Reproduce the data exactly and drop any pictures it holds.

◆ ◆ ◆

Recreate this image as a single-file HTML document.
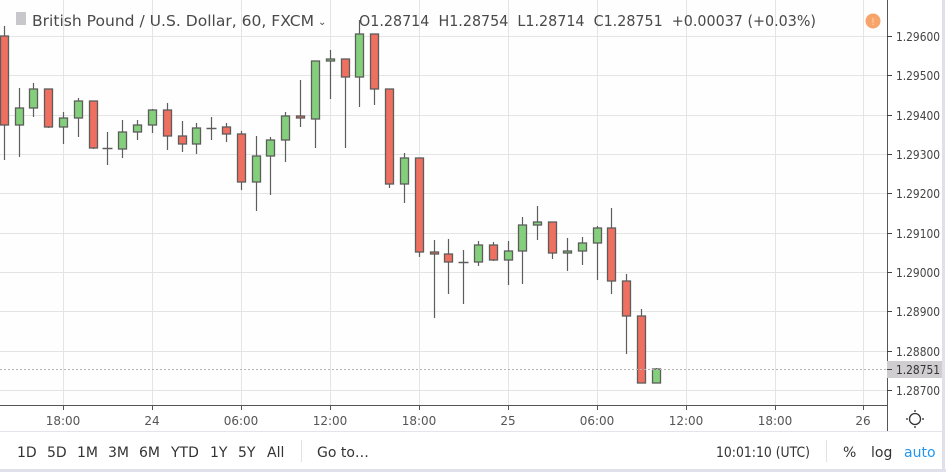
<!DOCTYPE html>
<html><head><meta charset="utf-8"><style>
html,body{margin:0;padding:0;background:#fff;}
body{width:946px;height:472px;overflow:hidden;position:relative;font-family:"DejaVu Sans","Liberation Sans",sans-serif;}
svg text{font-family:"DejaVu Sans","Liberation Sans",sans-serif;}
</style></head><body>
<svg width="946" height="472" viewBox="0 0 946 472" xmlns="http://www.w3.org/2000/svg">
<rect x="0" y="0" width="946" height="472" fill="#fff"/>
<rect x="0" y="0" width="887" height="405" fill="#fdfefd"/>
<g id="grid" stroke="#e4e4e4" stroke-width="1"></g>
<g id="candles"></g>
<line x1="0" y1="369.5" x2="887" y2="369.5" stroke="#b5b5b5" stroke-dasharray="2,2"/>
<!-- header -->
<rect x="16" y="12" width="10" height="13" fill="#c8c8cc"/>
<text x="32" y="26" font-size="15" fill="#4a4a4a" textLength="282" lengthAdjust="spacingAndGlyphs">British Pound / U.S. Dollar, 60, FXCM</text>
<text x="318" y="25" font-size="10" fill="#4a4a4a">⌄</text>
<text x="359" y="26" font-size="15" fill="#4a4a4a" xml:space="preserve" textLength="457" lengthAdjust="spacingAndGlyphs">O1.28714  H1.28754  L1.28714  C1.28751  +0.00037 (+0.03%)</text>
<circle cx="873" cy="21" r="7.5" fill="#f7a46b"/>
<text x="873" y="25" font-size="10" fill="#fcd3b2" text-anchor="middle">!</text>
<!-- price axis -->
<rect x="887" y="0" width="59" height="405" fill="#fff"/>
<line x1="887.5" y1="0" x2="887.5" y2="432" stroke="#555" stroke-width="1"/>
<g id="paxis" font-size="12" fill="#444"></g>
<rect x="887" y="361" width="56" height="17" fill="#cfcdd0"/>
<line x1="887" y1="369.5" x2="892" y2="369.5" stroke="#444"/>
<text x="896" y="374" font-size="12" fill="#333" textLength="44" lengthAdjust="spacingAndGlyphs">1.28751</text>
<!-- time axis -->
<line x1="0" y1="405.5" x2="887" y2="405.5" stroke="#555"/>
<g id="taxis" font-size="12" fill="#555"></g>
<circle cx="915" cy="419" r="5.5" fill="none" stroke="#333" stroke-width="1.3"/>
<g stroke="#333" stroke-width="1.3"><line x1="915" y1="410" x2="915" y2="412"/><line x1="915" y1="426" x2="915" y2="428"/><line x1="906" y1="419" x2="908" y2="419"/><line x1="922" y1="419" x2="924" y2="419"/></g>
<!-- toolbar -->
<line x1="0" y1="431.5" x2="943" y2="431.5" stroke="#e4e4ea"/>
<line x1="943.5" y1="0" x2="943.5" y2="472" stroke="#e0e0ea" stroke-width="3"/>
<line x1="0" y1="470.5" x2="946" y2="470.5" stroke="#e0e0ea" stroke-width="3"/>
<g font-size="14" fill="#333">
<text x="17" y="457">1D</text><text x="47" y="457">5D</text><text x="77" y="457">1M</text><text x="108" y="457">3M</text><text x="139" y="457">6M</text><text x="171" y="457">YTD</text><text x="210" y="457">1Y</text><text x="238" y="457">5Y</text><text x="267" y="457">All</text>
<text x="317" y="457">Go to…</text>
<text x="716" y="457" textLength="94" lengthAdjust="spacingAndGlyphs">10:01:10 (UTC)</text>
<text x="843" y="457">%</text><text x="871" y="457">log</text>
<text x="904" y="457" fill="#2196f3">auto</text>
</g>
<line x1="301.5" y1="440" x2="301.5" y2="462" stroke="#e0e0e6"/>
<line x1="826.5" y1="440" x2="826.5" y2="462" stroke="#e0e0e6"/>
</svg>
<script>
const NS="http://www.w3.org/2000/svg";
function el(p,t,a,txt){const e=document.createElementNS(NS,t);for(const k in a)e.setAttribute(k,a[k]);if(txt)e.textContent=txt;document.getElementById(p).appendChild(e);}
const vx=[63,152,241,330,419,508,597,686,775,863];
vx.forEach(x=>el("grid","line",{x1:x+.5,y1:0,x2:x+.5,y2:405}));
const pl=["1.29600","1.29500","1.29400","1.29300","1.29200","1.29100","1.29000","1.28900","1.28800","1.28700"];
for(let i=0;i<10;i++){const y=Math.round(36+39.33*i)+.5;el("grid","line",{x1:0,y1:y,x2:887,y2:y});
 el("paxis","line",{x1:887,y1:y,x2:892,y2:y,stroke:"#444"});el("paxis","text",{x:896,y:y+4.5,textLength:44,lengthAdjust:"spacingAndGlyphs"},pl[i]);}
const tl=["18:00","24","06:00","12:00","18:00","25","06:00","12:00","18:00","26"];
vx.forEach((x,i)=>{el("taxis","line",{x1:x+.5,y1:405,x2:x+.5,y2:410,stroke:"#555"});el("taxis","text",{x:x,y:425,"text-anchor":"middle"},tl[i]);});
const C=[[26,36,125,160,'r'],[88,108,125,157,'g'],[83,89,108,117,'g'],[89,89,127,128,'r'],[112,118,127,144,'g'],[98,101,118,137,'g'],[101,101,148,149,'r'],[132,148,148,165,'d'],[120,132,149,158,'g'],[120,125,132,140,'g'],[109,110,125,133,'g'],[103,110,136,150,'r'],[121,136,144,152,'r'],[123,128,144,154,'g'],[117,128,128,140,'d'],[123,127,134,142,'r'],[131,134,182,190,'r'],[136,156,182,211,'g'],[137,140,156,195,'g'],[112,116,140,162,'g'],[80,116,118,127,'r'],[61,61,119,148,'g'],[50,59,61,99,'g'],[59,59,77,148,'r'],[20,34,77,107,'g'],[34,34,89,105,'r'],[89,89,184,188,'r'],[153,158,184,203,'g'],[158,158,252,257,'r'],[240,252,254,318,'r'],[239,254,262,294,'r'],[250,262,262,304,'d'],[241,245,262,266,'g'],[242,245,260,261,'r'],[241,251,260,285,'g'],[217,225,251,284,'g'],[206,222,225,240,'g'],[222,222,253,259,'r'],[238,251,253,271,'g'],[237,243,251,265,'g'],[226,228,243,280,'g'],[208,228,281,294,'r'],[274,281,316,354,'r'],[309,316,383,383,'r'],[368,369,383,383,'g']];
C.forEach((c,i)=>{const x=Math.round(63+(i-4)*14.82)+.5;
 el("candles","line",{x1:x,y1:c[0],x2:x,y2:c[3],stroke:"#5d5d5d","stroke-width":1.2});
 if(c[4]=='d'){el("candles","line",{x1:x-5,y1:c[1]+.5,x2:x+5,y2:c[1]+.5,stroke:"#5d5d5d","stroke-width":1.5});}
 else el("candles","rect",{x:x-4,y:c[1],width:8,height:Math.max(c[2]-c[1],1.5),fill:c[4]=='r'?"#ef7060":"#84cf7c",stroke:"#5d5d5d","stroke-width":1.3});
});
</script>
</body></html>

◆ ◆ ◆

**Expected output**
Recreate this image as a single-file HTML document.
<!DOCTYPE html>
<html><head><meta charset="utf-8"><style>
html,body{margin:0;padding:0;background:#fff;}
body{width:946px;height:472px;overflow:hidden;position:relative;font-family:"DejaVu Sans","Liberation Sans",sans-serif;}
svg text{font-family:"DejaVu Sans","Liberation Sans",sans-serif;}
</style></head><body>
<svg width="946" height="472" viewBox="0 0 946 472" xmlns="http://www.w3.org/2000/svg">
<rect x="0" y="0" width="946" height="472" fill="#fff"/>
<rect x="0" y="0" width="887" height="405" fill="#fdfefd"/>
<g id="grid" stroke="#e4e4e4" stroke-width="1"></g>
<g id="candles"></g>
<line x1="0" y1="369.5" x2="887" y2="369.5" stroke="#b5b5b5" stroke-dasharray="2,2"/>
<!-- header -->
<rect x="16" y="12" width="10" height="13" fill="#c8c8cc"/>
<text x="32" y="26" font-size="15" fill="#4a4a4a" textLength="282" lengthAdjust="spacingAndGlyphs">British Pound / U.S. Dollar, 60, FXCM</text>
<text x="318" y="25" font-size="10" fill="#4a4a4a">⌄</text>
<text x="359" y="26" font-size="15" fill="#4a4a4a" xml:space="preserve" textLength="457" lengthAdjust="spacingAndGlyphs">O1.28714  H1.28754  L1.28714  C1.28751  +0.00037 (+0.03%)</text>
<circle cx="873" cy="21" r="7.5" fill="#f7a46b"/>
<text x="873" y="25" font-size="10" fill="#fcd3b2" text-anchor="middle">!</text>
<!-- price axis -->
<rect x="887" y="0" width="59" height="405" fill="#fff"/>
<line x1="887.5" y1="0" x2="887.5" y2="432" stroke="#555" stroke-width="1"/>
<g id="paxis" font-size="12" fill="#444"></g>
<rect x="887" y="361" width="56" height="17" fill="#cfcdd0"/>
<line x1="887" y1="369.5" x2="892" y2="369.5" stroke="#444"/>
<text x="896" y="374" font-size="12" fill="#333" textLength="44" lengthAdjust="spacingAndGlyphs">1.28751</text>
<!-- time axis -->
<line x1="0" y1="405.5" x2="887" y2="405.5" stroke="#555"/>
<g id="taxis" font-size="12" fill="#555"></g>
<circle cx="915" cy="419" r="5.5" fill="none" stroke="#333" stroke-width="1.3"/>
<g stroke="#333" stroke-width="1.3"><line x1="915" y1="410" x2="915" y2="412"/><line x1="915" y1="426" x2="915" y2="428"/><line x1="906" y1="419" x2="908" y2="419"/><line x1="922" y1="419" x2="924" y2="419"/></g>
<!-- toolbar -->
<line x1="0" y1="431.5" x2="943" y2="431.5" stroke="#e4e4ea"/>
<line x1="943.5" y1="0" x2="943.5" y2="472" stroke="#e0e0ea" stroke-width="3"/>
<line x1="0" y1="470.5" x2="946" y2="470.5" stroke="#e0e0ea" stroke-width="3"/>
<g font-size="14" fill="#333">
<text x="17" y="457">1D</text><text x="47" y="457">5D</text><text x="77" y="457">1M</text><text x="108" y="457">3M</text><text x="139" y="457">6M</text><text x="171" y="457">YTD</text><text x="210" y="457">1Y</text><text x="238" y="457">5Y</text><text x="267" y="457">All</text>
<text x="317" y="457">Go to…</text>
<text x="716" y="457" textLength="94" lengthAdjust="spacingAndGlyphs">10:01:10 (UTC)</text>
<text x="843" y="457">%</text><text x="871" y="457">log</text>
<text x="904" y="457" fill="#2196f3">auto</text>
</g>
<line x1="301.5" y1="440" x2="301.5" y2="462" stroke="#e0e0e6"/>
<line x1="826.5" y1="440" x2="826.5" y2="462" stroke="#e0e0e6"/>
</svg>
<script>
const NS="http://www.w3.org/2000/svg";
function el(p,t,a,txt){const e=document.createElementNS(NS,t);for(const k in a)e.setAttribute(k,a[k]);if(txt)e.textContent=txt;document.getElementById(p).appendChild(e);}
const vx=[63,152,241,330,419,508,597,686,775,863];
vx.forEach(x=>el("grid","line",{x1:x+.5,y1:0,x2:x+.5,y2:405}));
const pl=["1.29600","1.29500","1.29400","1.29300","1.29200","1.29100","1.29000","1.28900","1.28800","1.28700"];
for(let i=0;i<10;i++){const y=Math.round(36+39.33*i)+.5;el("grid","line",{x1:0,y1:y,x2:887,y2:y});
 el("paxis","line",{x1:887,y1:y,x2:892,y2:y,stroke:"#444"});el("paxis","text",{x:896,y:y+4.5,textLength:44,lengthAdjust:"spacingAndGlyphs"},pl[i]);}
const tl=["18:00","24","06:00","12:00","18:00","25","06:00","12:00","18:00","26"];
vx.forEach((x,i)=>{el("taxis","line",{x1:x+.5,y1:405,x2:x+.5,y2:410,stroke:"#555"});el("taxis","text",{x:x,y:425,"text-anchor":"middle"},tl[i]);});
const C=[[26,36,125,160,'r'],[88,108,125,157,'g'],[83,89,108,117,'g'],[89,89,127,128,'r'],[112,118,127,144,'g'],[98,101,118,137,'g'],[101,101,148,149,'r'],[132,148,148,165,'d'],[120,132,149,158,'g'],[120,125,132,140,'g'],[109,110,125,133,'g'],[103,110,136,150,'r'],[121,136,144,152,'r'],[123,128,144,154,'g'],[117,128,128,140,'d'],[123,127,134,142,'r'],[131,134,182,190,'r'],[136,156,182,211,'g'],[137,140,156,195,'g'],[112,116,140,162,'g'],[80,116,118,127,'r'],[61,61,119,148,'g'],[50,59,61,99,'g'],[59,59,77,148,'r'],[20,34,77,107,'g'],[34,34,89,105,'r'],[89,89,184,188,'r'],[153,158,184,203,'g'],[158,158,252,257,'r'],[240,252,254,318,'r'],[239,254,262,294,'r'],[250,262,262,304,'d'],[241,245,262,266,'g'],[242,245,260,261,'r'],[241,251,260,285,'g'],[217,225,251,284,'g'],[206,222,225,240,'g'],[222,222,253,259,'r'],[238,251,253,271,'g'],[237,243,251,265,'g'],[226,228,243,280,'g'],[208,228,281,294,'r'],[274,281,316,354,'r'],[309,316,383,383,'r'],[368,369,383,383,'g']];
C.forEach((c,i)=>{const x=Math.round(63+(i-4)*14.82)+.5;
 el("candles","line",{x1:x,y1:c[0],x2:x,y2:c[3],stroke:"#5d5d5d","stroke-width":1.2});
 if(c[4]=='d'){el("candles","line",{x1:x-5,y1:c[1]+.5,x2:x+5,y2:c[1]+.5,stroke:"#5d5d5d","stroke-width":1.5});}
 else el("candles","rect",{x:x-4,y:c[1],width:8,height:Math.max(c[2]-c[1],1.5),fill:c[4]=='r'?"#ef7060":"#84cf7c",stroke:"#5d5d5d","stroke-width":1.3});
});
</script>
</body></html>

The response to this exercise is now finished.